I have an old Melben compressor. Does anyone know what part that is in the first pic that's broken?


----------



## iowagold (Jan 22, 2020)

from another forum
looks like ch bought them?
"Would Campbell Hausfeld help with information and parts for your Melben air compressor? Perhaps. If you are in the U.S.A., try them at: 800-543-6400, Mon Fri, 8 a.m. – 5 p.m.
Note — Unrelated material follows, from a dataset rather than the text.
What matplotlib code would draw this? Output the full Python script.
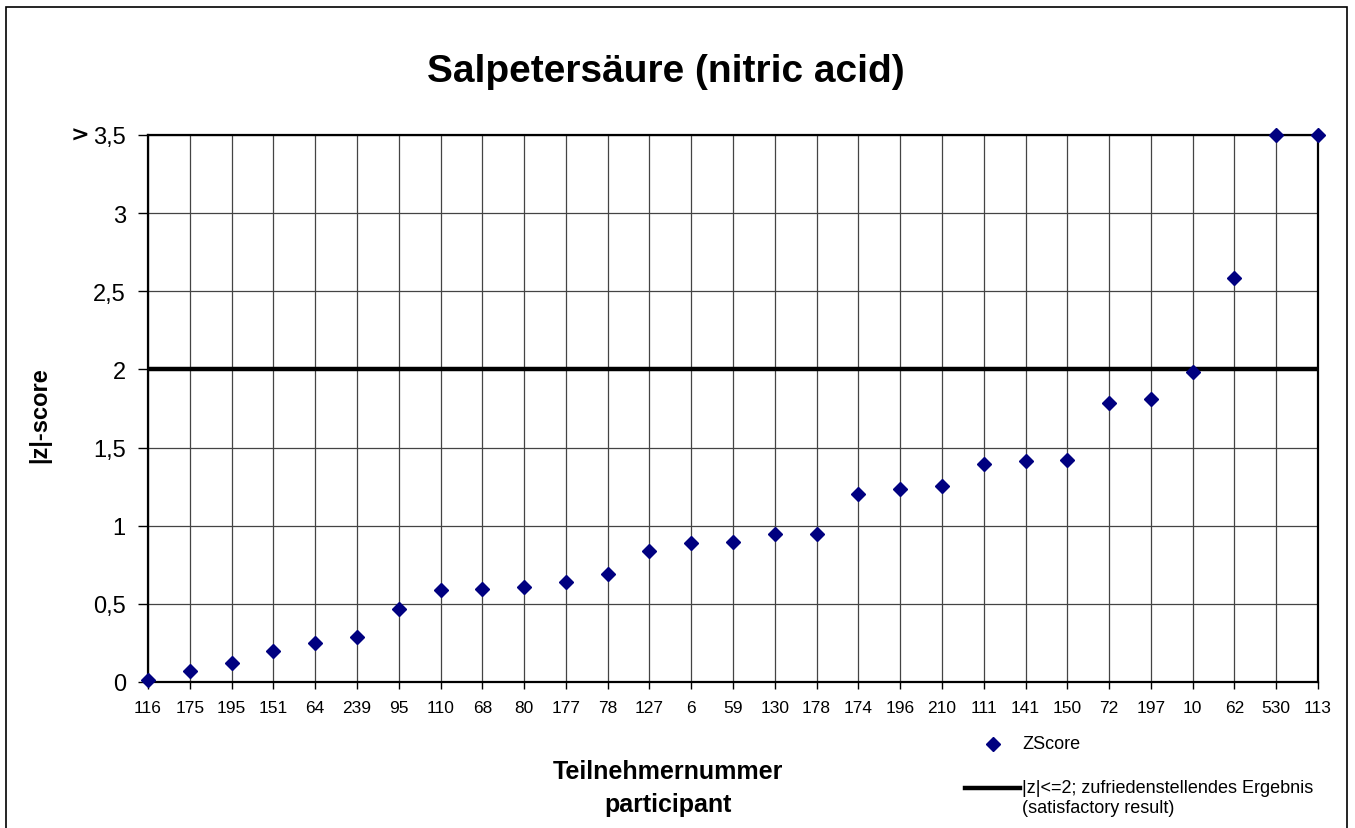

EST. Lack of information on Melben air compressors is a problem for owners."
with that said also mitm gasoline compressors use a valve like that for the pressure sense
and is tied in to the gasoline engine for rpm drop down to a lower idle mode.
it sort of free wheels the compressor till it calls for more pressure.

remove it strip it down if there are no plastic seats on the internals of the valve just weld or braise a nipple back on to repair what you have broken.
something hit the compressor to damage it.
maybe look at a guard for that side that is mounted only to the pump and motor base.
do not weld on the tank


----------



## stevon (Mar 5, 2019)

toncapone41,

That part is your idler control valve, without that working you could have a dangerous over pressure issue in the tank! the part "unloads" the cylinder head letting the motor run without putting further pressure in the tank. Make sure you get an unloader for a gas compressor. Grainger should be able to help you

Stephen


toncapone41 said:


> I have an old Melben compressor. Does anyone know what part that is in the first pic that's broken?


----------



## stevon (Mar 5, 2019)

toncapone41,

You need something like this:










Stephen



https://www.grainger.com/product/55RU22?ef_id=Cj0KCQjwnNyUBhCZARIsAI9AYlHKo45TVbwKVyVkPRXti63x6JbL6gBZYG3alkE4Dv3YpAcjxE_uZGQaAglTEALw_wcB:G:s&s_kwcid=AL!2966!3!496359977260!!!g!1664546720524!&gucid=N:N:PS:Paid:GGL:CSM-2295:4P7A1P:20501231&gclid=Cj0KCQjwnNyUBhCZARIsAI9AYlHKo45TVbwKVyVkPRXti63x6JbL6gBZYG3alkE4Dv3YpAcjxE_uZGQaAglTEALw_wcB&gclsrc=aw.ds





stevon said:


> toncapone41,
> 
> That part is your idler control valve, without that working you could have a dangerous over pressure issue in the tank! the part "unloads" the cylinder head letting the motor run without putting further pressure in the tank. Make sure you get an unloader for a gas compressor. Grainger should be able to help you
> 
> Stephen


----------



## MacMcMacmac (9 mo ago)

Melben is the tank manufacturer. This pump was used by Coleman/Powermate. The original part is a pilot unloader valve and was doing nothing in it's original installation. It's supposed to send a signal to head unloaders to open the inlet valves so the compressor can freewheel without pumping. All is was doing was sending high pressure air right back to the discharge valves. Steve shows the correct part, but you will still need a bull whip throttle control cable if you want to idle down the motor


----------



## stevon (Mar 5, 2019)

MacMcMacmac,

I do not have the original part number or access to a parts list. I only showed an example of what I am talking about. You have it correct that a throttle control cable is not in my example, thanks for the catch! maybe Grainger can help him at the counter with a usable replacement part.

Stephen



MacMcMacmac said:


> Melben is the tank manufacturer. This pump was used by Coleman/Powermate. The original part is a pilot unloader valve and was doing nothing in it's original installation. It's supposed to send a signal to head unloaders to open the inlet valves so the compressor can freewheel without pumping. All is was doing was sending high pressure air right back to the discharge valves. Steve shows the correct part, but you will still need a bull whip throttle control cable if you want to idle down the motor


----------